■ **Set task**
Restate the whole listing word for word. Pictures are left out.

■ **Data provided**

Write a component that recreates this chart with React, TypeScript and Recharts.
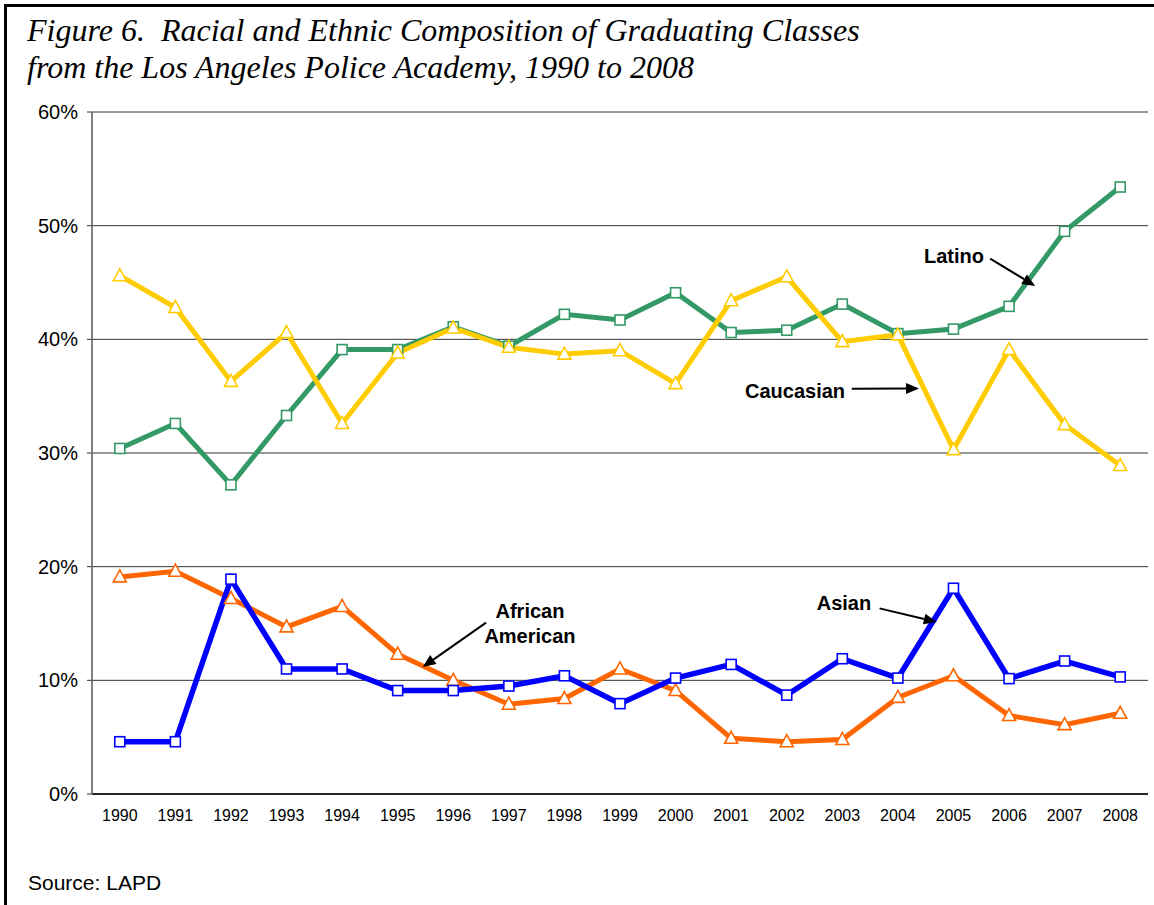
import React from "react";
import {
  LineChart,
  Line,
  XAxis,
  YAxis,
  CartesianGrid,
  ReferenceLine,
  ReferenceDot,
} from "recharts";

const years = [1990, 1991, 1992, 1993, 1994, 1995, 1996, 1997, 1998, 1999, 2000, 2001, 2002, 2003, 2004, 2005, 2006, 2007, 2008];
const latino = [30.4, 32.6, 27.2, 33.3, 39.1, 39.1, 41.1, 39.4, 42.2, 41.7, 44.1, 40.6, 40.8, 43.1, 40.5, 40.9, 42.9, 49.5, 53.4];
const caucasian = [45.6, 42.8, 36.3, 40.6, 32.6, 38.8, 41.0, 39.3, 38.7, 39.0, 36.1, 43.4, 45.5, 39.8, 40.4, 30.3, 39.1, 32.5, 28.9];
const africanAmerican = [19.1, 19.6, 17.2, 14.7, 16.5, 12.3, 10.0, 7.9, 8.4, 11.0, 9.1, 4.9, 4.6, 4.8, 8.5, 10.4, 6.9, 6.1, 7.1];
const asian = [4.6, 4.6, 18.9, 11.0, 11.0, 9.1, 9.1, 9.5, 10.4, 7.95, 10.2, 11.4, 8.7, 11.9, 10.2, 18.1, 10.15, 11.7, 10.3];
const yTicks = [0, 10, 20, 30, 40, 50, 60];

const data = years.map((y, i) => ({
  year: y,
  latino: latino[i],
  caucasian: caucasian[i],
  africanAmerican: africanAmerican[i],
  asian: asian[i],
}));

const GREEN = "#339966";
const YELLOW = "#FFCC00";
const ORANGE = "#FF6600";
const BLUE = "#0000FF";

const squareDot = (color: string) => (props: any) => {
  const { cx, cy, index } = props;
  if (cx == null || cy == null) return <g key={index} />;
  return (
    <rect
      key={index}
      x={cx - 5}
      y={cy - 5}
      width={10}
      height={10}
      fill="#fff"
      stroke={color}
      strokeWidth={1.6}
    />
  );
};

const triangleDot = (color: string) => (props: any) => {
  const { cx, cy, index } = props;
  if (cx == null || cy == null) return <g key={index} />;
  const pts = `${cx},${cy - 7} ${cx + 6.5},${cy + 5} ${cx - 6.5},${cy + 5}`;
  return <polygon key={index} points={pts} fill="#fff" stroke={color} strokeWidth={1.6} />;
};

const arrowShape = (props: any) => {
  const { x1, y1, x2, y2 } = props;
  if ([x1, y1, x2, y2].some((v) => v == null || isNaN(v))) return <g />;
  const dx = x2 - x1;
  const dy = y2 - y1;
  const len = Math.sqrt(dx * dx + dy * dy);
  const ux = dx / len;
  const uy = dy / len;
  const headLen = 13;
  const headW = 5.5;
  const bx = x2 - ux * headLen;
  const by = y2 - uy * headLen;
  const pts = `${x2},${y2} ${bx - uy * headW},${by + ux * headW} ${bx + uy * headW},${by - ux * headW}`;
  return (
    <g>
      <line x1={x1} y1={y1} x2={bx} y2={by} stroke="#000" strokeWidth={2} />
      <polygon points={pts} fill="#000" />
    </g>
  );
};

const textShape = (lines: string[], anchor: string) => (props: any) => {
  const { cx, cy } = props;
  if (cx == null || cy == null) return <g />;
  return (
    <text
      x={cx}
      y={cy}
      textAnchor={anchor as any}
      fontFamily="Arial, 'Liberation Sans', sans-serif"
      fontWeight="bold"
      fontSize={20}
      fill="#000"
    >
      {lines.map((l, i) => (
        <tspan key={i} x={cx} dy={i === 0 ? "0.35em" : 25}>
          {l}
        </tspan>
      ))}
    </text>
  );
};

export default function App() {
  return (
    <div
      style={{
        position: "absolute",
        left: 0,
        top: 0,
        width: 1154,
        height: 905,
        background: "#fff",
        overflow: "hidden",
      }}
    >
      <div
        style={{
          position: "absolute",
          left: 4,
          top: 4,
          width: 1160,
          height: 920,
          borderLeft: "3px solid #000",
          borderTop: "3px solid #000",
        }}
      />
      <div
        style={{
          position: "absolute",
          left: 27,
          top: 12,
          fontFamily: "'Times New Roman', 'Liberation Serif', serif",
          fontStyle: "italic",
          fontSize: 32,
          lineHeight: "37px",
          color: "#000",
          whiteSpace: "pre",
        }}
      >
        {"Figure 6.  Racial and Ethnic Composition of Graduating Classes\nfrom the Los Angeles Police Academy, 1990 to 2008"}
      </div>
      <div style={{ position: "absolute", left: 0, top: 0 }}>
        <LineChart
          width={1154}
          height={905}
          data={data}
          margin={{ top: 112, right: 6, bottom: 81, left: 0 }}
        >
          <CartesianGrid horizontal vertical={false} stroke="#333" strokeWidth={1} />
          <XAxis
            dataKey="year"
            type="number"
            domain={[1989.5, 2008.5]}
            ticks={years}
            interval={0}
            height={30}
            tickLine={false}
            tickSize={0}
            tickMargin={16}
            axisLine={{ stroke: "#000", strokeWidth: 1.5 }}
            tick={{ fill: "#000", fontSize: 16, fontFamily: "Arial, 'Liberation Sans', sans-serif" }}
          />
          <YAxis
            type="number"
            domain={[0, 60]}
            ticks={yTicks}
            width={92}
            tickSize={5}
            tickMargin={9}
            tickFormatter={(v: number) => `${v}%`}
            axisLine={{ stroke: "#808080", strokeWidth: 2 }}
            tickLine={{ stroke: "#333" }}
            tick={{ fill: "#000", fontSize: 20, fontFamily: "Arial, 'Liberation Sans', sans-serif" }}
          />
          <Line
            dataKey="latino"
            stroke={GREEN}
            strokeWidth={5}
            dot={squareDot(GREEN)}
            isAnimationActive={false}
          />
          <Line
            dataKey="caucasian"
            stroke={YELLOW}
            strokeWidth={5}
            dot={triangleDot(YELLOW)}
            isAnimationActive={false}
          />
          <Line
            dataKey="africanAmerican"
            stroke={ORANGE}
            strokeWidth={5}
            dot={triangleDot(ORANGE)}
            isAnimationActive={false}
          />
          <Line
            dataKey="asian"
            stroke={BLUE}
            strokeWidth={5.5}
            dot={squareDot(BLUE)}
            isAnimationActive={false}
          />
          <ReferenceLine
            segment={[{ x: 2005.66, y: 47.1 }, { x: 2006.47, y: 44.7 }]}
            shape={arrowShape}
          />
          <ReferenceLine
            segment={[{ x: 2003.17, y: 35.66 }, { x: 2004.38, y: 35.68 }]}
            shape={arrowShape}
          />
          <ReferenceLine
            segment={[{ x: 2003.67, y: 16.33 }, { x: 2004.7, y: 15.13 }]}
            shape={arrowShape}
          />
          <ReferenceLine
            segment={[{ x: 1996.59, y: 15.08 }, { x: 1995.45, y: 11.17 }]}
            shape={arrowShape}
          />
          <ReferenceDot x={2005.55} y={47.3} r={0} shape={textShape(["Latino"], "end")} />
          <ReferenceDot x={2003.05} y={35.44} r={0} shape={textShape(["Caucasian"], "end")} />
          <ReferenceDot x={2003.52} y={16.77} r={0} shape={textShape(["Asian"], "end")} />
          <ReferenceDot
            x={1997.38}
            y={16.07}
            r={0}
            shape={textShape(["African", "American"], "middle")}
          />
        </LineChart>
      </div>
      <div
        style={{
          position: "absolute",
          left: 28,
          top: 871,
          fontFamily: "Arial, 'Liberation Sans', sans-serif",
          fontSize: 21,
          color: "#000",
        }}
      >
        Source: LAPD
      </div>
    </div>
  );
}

■ **Answer for this exercise**
Write a component that recreates this chart with React, TypeScript and Recharts.
import React from "react";
import {
  LineChart,
  Line,
  XAxis,
  YAxis,
  CartesianGrid,
  ReferenceLine,
  ReferenceDot,
} from "recharts";

const years = [1990, 1991, 1992, 1993, 1994, 1995, 1996, 1997, 1998, 1999, 2000, 2001, 2002, 2003, 2004, 2005, 2006, 2007, 2008];
const latino = [30.4, 32.6, 27.2, 33.3, 39.1, 39.1, 41.1, 39.4, 42.2, 41.7, 44.1, 40.6, 40.8, 43.1, 40.5, 40.9, 42.9, 49.5, 53.4];
const caucasian = [45.6, 42.8, 36.3, 40.6, 32.6, 38.8, 41.0, 39.3, 38.7, 39.0, 36.1, 43.4, 45.5, 39.8, 40.4, 30.3, 39.1, 32.5, 28.9];
const africanAmerican = [19.1, 19.6, 17.2, 14.7, 16.5, 12.3, 10.0, 7.9, 8.4, 11.0, 9.1, 4.9, 4.6, 4.8, 8.5, 10.4, 6.9, 6.1, 7.1];
const asian = [4.6, 4.6, 18.9, 11.0, 11.0, 9.1, 9.1, 9.5, 10.4, 7.95, 10.2, 11.4, 8.7, 11.9, 10.2, 18.1, 10.15, 11.7, 10.3];
const yTicks = [0, 10, 20, 30, 40, 50, 60];

const data = years.map((y, i) => ({
  year: y,
  latino: latino[i],
  caucasian: caucasian[i],
  africanAmerican: africanAmerican[i],
  asian: asian[i],
}));

const GREEN = "#339966";
const YELLOW = "#FFCC00";
const ORANGE = "#FF6600";
const BLUE = "#0000FF";

const squareDot = (color: string) => (props: any) => {
  const { cx, cy, index } = props;
  if (cx == null || cy == null) return <g key={index} />;
  return (
    <rect
      key={index}
      x={cx - 5}
      y={cy - 5}
      width={10}
      height={10}
      fill="#fff"
      stroke={color}
      strokeWidth={1.6}
    />
  );
};

const triangleDot = (color: string) => (props: any) => {
  const { cx, cy, index } = props;
  if (cx == null || cy == null) return <g key={index} />;
  const pts = `${cx},${cy - 7} ${cx + 6.5},${cy + 5} ${cx - 6.5},${cy + 5}`;
  return <polygon key={index} points={pts} fill="#fff" stroke={color} strokeWidth={1.6} />;
};

const arrowShape = (props: any) => {
  const { x1, y1, x2, y2 } = props;
  if ([x1, y1, x2, y2].some((v) => v == null || isNaN(v))) return <g />;
  const dx = x2 - x1;
  const dy = y2 - y1;
  const len = Math.sqrt(dx * dx + dy * dy);
  const ux = dx / len;
  const uy = dy / len;
  const headLen = 13;
  const headW = 5.5;
  const bx = x2 - ux * headLen;
  const by = y2 - uy * headLen;
  const pts = `${x2},${y2} ${bx - uy * headW},${by + ux * headW} ${bx + uy * headW},${by - ux * headW}`;
  return (
    <g>
      <line x1={x1} y1={y1} x2={bx} y2={by} stroke="#000" strokeWidth={2} />
      <polygon points={pts} fill="#000" />
    </g>
  );
};

const textShape = (lines: string[], anchor: string) => (props: any) => {
  const { cx, cy } = props;
  if (cx == null || cy == null) return <g />;
  return (
    <text
      x={cx}
      y={cy}
      textAnchor={anchor as any}
      fontFamily="Arial, 'Liberation Sans', sans-serif"
      fontWeight="bold"
      fontSize={20}
      fill="#000"
    >
      {lines.map((l, i) => (
        <tspan key={i} x={cx} dy={i === 0 ? "0.35em" : 25}>
          {l}
        </tspan>
      ))}
    </text>
  );
};

export default function App() {
  return (
    <div
      style={{
        position: "absolute",
        left: 0,
        top: 0,
        width: 1154,
        height: 905,
        background: "#fff",
        overflow: "hidden",
      }}
    >
      <div
        style={{
          position: "absolute",
          left: 4,
          top: 4,
          width: 1160,
          height: 920,
          borderLeft: "3px solid #000",
          borderTop: "3px solid #000",
        }}
      />
      <div
        style={{
          position: "absolute",
          left: 27,
          top: 12,
          fontFamily: "'Times New Roman', 'Liberation Serif', serif",
          fontStyle: "italic",
          fontSize: 32,
          lineHeight: "37px",
          color: "#000",
          whiteSpace: "pre",
        }}
      >
        {"Figure 6.  Racial and Ethnic Composition of Graduating Classes\nfrom the Los Angeles Police Academy, 1990 to 2008"}
      </div>
      <div style={{ position: "absolute", left: 0, top: 0 }}>
        <LineChart
          width={1154}
          height={905}
          data={data}
          margin={{ top: 112, right: 6, bottom: 81, left: 0 }}
        >
          <CartesianGrid horizontal vertical={false} stroke="#333" strokeWidth={1} />
          <XAxis
            dataKey="year"
            type="number"
            domain={[1989.5, 2008.5]}
            ticks={years}
            interval={0}
            height={30}
            tickLine={false}
            tickSize={0}
            tickMargin={16}
            axisLine={{ stroke: "#000", strokeWidth: 1.5 }}
            tick={{ fill: "#000", fontSize: 16, fontFamily: "Arial, 'Liberation Sans', sans-serif" }}
          />
          <YAxis
            type="number"
            domain={[0, 60]}
            ticks={yTicks}
            width={92}
            tickSize={5}
            tickMargin={9}
            tickFormatter={(v: number) => `${v}%`}
            axisLine={{ stroke: "#808080", strokeWidth: 2 }}
            tickLine={{ stroke: "#333" }}
            tick={{ fill: "#000", fontSize: 20, fontFamily: "Arial, 'Liberation Sans', sans-serif" }}
          />
          <Line
            dataKey="latino"
            stroke={GREEN}
            strokeWidth={5}
            dot={squareDot(GREEN)}
            isAnimationActive={false}
          />
          <Line
            dataKey="caucasian"
            stroke={YELLOW}
            strokeWidth={5}
            dot={triangleDot(YELLOW)}
            isAnimationActive={false}
          />
          <Line
            dataKey="africanAmerican"
            stroke={ORANGE}
            strokeWidth={5}
            dot={triangleDot(ORANGE)}
            isAnimationActive={false}
          />
          <Line
            dataKey="asian"
            stroke={BLUE}
            strokeWidth={5.5}
            dot={squareDot(BLUE)}
            isAnimationActive={false}
          />
          <ReferenceLine
            segment={[{ x: 2005.66, y: 47.1 }, { x: 2006.47, y: 44.7 }]}
            shape={arrowShape}
          />
          <ReferenceLine
            segment={[{ x: 2003.17, y: 35.66 }, { x: 2004.38, y: 35.68 }]}
            shape={arrowShape}
          />
          <ReferenceLine
            segment={[{ x: 2003.67, y: 16.33 }, { x: 2004.7, y: 15.13 }]}
            shape={arrowShape}
          />
          <ReferenceLine
            segment={[{ x: 1996.59, y: 15.08 }, { x: 1995.45, y: 11.17 }]}
            shape={arrowShape}
          />
          <ReferenceDot x={2005.55} y={47.3} r={0} shape={textShape(["Latino"], "end")} />
          <ReferenceDot x={2003.05} y={35.44} r={0} shape={textShape(["Caucasian"], "end")} />
          <ReferenceDot x={2003.52} y={16.77} r={0} shape={textShape(["Asian"], "end")} />
          <ReferenceDot
            x={1997.38}
            y={16.07}
            r={0}
            shape={textShape(["African", "American"], "middle")}
          />
        </LineChart>
      </div>
      <div
        style={{
          position: "absolute",
          left: 28,
          top: 871,
          fontFamily: "Arial, 'Liberation Sans', sans-serif",
          fontSize: 21,
          color: "#000",
        }}
      >
        Source: LAPD
      </div>
    </div>
  );
}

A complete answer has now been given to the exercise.